[Task to complete]:
Identify and pull out each line of the entries in which "image" occurs.

-------- Material shown --------

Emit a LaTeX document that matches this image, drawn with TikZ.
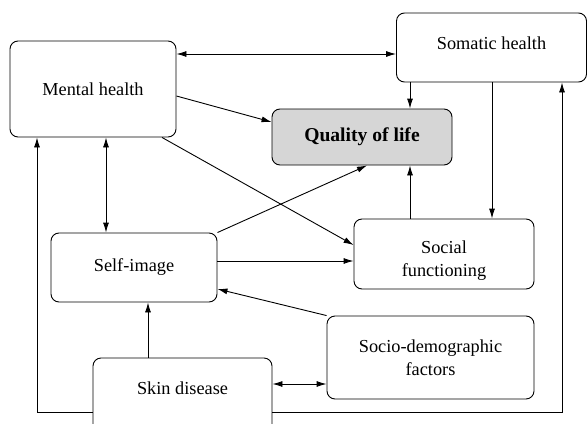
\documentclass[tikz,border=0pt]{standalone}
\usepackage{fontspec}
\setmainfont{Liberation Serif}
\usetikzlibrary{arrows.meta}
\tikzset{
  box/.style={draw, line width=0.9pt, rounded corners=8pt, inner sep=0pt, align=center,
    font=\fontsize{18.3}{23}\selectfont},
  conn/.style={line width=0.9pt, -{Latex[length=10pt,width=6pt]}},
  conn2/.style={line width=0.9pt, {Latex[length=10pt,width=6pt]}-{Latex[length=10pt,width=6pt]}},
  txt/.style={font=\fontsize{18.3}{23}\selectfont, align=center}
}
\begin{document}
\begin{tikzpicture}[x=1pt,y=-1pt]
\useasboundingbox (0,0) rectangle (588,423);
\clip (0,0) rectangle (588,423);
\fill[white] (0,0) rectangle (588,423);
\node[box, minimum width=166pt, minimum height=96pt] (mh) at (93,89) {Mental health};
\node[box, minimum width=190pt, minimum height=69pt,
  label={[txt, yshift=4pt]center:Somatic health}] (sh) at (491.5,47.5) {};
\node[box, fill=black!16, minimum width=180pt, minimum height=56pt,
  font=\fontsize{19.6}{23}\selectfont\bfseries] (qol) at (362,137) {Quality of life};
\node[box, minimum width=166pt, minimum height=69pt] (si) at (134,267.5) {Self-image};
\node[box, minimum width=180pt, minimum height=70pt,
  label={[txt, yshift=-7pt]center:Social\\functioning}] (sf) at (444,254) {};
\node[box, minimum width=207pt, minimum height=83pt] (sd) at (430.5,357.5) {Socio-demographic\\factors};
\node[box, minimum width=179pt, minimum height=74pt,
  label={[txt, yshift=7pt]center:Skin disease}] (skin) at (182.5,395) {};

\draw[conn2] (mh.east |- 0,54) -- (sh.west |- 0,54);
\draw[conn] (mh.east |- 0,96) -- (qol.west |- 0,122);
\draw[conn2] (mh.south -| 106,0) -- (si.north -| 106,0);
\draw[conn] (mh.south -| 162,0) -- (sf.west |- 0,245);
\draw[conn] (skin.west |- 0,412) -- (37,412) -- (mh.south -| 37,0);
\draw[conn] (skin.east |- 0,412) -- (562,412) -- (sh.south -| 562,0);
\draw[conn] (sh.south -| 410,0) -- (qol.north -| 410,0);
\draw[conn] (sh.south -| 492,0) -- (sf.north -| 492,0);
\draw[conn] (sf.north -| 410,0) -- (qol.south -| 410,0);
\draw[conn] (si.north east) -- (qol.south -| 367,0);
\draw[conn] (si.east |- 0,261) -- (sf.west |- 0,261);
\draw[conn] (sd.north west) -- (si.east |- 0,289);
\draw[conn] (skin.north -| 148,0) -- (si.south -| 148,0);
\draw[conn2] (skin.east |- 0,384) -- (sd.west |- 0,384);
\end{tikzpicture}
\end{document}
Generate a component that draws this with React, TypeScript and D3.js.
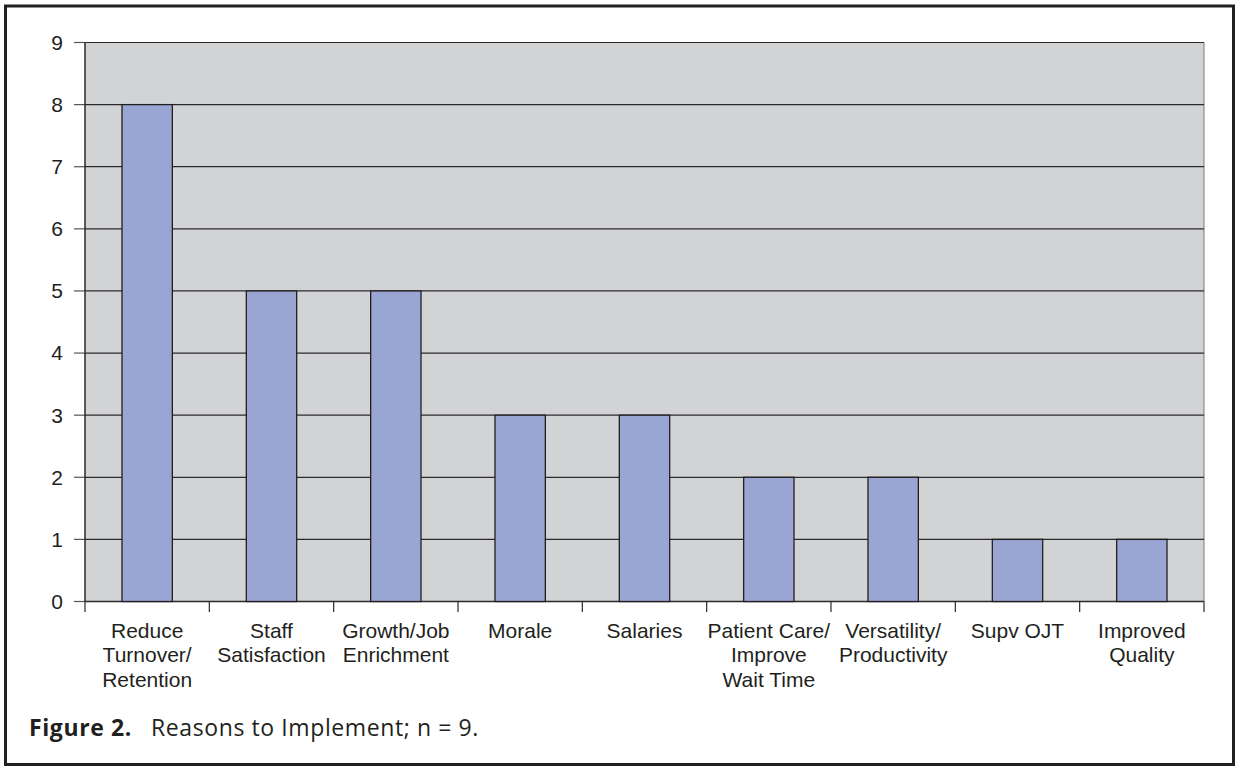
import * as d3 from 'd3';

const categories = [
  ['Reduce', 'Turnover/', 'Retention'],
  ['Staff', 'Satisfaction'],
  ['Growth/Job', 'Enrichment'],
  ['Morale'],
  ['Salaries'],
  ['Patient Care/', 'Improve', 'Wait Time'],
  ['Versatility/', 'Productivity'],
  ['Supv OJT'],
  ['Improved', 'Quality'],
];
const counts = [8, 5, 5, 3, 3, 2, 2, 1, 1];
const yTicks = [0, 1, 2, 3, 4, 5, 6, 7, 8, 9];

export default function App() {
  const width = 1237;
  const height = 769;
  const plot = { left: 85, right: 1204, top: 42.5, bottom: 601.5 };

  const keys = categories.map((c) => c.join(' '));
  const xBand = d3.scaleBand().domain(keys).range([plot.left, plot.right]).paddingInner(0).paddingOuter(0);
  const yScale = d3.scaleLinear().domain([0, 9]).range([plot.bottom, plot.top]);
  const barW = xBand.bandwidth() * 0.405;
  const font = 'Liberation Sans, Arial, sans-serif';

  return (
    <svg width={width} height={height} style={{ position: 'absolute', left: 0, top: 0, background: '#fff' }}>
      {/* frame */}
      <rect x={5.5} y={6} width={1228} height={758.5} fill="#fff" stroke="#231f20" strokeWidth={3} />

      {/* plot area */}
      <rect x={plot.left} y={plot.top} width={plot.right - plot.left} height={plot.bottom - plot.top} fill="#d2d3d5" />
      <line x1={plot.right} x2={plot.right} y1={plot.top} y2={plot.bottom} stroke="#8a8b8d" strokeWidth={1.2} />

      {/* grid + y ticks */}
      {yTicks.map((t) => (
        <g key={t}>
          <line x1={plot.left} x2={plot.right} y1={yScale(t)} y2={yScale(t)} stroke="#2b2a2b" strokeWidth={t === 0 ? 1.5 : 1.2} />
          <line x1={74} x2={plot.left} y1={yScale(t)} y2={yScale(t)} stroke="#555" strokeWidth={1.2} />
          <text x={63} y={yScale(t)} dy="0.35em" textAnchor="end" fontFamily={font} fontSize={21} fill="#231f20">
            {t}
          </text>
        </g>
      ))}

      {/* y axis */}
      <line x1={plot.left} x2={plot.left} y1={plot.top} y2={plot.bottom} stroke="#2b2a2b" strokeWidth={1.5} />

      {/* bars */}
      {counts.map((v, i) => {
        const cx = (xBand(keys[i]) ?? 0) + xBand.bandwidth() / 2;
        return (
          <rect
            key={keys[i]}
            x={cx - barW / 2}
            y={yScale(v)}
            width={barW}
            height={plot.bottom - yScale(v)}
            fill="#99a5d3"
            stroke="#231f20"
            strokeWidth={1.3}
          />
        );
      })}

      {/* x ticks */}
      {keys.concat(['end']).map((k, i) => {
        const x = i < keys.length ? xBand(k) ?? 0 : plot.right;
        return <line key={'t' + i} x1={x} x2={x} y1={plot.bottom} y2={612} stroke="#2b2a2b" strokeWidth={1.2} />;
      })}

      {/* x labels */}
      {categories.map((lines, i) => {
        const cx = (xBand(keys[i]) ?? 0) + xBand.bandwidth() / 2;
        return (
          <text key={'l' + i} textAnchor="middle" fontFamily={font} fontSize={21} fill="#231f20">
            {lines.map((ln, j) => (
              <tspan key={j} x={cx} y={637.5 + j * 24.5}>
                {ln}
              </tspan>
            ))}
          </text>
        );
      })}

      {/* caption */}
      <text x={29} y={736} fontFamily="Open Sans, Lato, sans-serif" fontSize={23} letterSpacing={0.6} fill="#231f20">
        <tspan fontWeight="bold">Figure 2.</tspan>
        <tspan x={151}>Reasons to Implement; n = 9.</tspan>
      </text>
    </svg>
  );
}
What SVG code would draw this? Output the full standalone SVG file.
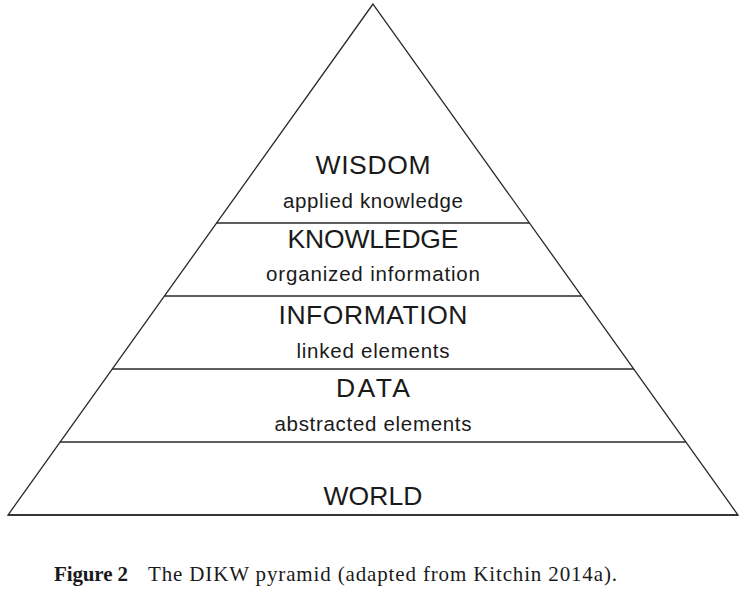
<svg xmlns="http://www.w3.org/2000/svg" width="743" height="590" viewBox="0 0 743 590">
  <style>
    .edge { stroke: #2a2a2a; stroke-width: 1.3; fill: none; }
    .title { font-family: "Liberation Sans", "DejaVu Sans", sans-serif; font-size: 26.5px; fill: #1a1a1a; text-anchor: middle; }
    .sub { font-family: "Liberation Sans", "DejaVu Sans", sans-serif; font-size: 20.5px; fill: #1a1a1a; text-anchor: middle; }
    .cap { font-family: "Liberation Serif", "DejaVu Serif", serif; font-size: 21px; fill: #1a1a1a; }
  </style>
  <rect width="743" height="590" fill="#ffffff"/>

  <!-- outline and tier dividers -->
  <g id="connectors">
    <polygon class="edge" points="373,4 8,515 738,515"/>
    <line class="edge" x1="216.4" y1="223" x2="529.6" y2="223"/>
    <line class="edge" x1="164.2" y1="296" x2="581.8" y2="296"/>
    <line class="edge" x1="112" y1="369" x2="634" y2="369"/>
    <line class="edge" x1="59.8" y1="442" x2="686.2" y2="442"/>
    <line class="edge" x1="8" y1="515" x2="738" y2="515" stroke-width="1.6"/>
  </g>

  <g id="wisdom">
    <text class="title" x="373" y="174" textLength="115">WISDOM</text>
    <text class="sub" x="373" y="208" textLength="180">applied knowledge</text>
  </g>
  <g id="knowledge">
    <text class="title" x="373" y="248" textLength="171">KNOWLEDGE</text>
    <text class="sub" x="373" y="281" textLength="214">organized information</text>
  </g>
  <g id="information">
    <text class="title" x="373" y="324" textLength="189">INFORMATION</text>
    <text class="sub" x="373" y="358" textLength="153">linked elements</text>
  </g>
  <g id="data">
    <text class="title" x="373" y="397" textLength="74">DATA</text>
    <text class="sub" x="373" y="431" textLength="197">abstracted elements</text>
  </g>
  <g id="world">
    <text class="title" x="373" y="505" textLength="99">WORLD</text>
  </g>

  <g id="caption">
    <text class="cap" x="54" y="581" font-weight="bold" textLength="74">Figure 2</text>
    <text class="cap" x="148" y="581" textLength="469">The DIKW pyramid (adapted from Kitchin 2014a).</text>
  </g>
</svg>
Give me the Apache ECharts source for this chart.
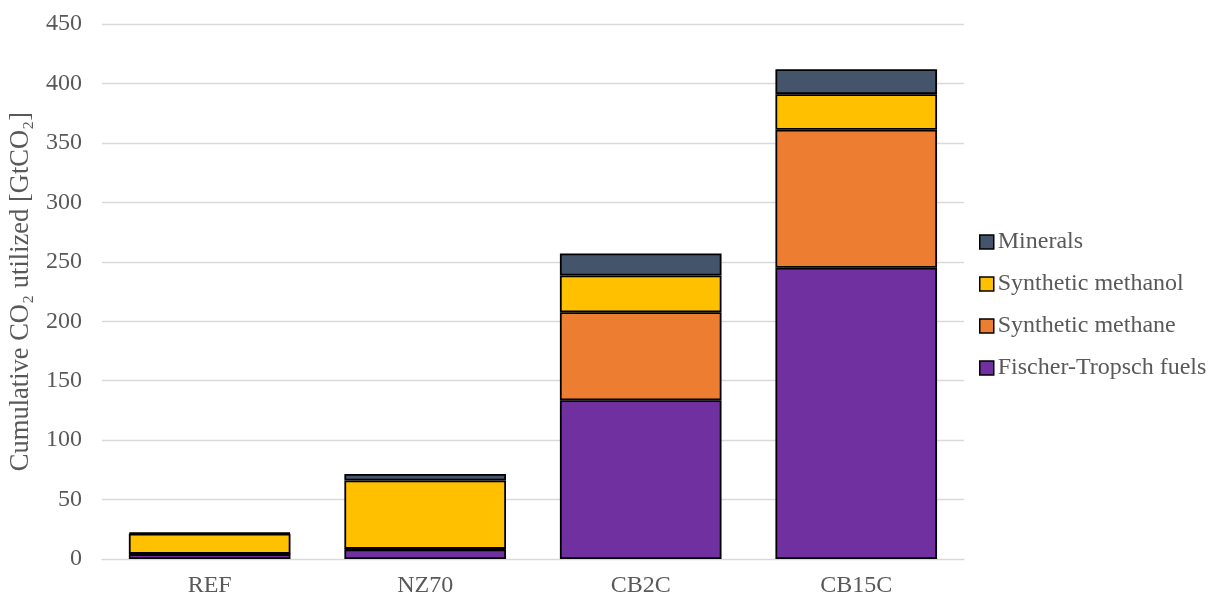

--------

[Written response]:
Emit a LaTeX document that matches this image, drawn with TikZ.
\node[box, minimum width=166pt, minimum height=69pt] (si) at (134,267.5) {Self-image};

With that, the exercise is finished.